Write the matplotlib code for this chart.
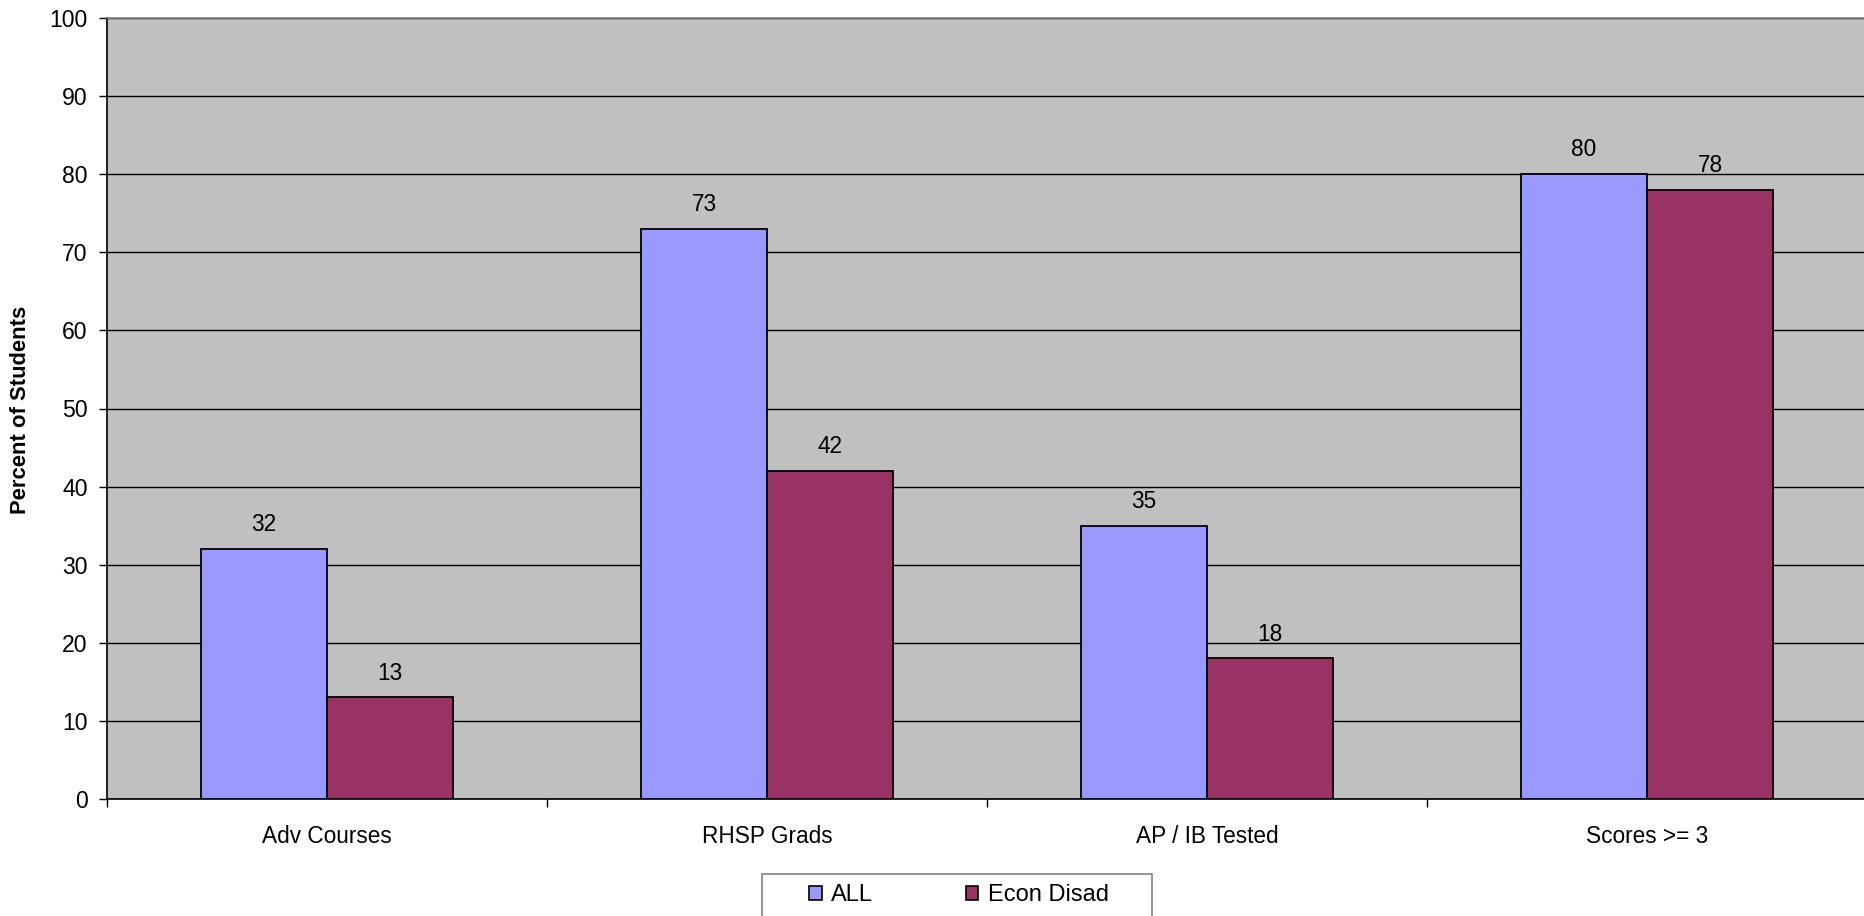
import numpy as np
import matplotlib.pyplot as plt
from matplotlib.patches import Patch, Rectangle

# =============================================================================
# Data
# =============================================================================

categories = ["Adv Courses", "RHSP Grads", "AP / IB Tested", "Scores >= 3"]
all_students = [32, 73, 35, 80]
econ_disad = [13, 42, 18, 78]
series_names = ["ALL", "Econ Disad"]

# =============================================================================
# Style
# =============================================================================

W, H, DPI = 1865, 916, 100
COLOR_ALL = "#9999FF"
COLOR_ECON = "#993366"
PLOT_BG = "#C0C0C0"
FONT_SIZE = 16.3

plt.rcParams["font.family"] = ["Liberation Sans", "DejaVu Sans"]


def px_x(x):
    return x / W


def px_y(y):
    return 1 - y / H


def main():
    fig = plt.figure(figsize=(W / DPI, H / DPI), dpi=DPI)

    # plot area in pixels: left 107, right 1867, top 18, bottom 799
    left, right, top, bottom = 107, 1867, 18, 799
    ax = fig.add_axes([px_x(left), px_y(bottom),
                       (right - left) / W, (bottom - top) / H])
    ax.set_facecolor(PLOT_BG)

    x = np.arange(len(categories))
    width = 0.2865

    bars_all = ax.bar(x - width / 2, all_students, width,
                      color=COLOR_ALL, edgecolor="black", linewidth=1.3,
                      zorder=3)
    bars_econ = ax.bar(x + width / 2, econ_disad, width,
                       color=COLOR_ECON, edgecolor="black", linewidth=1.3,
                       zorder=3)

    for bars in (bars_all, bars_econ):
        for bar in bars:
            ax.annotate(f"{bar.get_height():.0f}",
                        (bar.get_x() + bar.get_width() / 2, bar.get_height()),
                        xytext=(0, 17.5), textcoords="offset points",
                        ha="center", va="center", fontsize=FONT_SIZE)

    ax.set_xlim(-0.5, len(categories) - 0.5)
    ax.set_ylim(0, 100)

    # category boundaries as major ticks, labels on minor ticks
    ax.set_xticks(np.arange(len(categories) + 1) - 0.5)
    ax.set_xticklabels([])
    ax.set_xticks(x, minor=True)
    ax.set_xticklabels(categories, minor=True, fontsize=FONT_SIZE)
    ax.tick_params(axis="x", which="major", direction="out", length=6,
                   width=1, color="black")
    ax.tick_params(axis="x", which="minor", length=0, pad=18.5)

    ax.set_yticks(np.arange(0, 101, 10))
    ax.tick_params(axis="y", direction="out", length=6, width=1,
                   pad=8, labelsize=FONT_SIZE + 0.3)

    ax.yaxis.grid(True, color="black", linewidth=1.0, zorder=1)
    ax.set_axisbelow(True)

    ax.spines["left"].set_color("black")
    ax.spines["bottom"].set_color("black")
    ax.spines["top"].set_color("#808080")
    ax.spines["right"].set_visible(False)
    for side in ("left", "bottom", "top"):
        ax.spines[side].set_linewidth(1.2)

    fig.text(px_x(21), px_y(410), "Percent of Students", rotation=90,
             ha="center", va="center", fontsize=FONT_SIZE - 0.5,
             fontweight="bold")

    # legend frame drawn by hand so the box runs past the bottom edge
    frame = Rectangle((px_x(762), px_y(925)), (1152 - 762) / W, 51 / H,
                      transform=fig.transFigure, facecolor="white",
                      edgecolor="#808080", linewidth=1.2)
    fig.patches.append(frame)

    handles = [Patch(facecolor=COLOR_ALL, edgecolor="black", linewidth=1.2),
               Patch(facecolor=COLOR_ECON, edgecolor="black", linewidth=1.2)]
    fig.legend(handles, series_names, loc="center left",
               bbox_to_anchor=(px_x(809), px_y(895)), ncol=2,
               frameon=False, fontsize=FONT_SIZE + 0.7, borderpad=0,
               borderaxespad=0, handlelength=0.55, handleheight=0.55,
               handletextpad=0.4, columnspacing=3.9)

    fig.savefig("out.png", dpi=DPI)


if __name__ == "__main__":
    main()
----
→ **WHAT TO WORK ON**
Go from the first line of the listing to the line holding "return 1 - y / H" and, please, transcribe those lines exactly, both included, with no pictures.

→ **FINAL RESULT**
Write the matplotlib code for this chart.
import numpy as np
import matplotlib.pyplot as plt
from matplotlib.patches import Patch, Rectangle

# =============================================================================
# Data
# =============================================================================

categories = ["Adv Courses", "RHSP Grads", "AP / IB Tested", "Scores >= 3"]
all_students = [32, 73, 35, 80]
econ_disad = [13, 42, 18, 78]
series_names = ["ALL", "Econ Disad"]

# =============================================================================
# Style
# =============================================================================

W, H, DPI = 1865, 916, 100
COLOR_ALL = "#9999FF"
COLOR_ECON = "#993366"
PLOT_BG = "#C0C0C0"
FONT_SIZE = 16.3

plt.rcParams["font.family"] = ["Liberation Sans", "DejaVu Sans"]


def px_x(x):
    return x / W


def px_y(y):
    return 1 - y / H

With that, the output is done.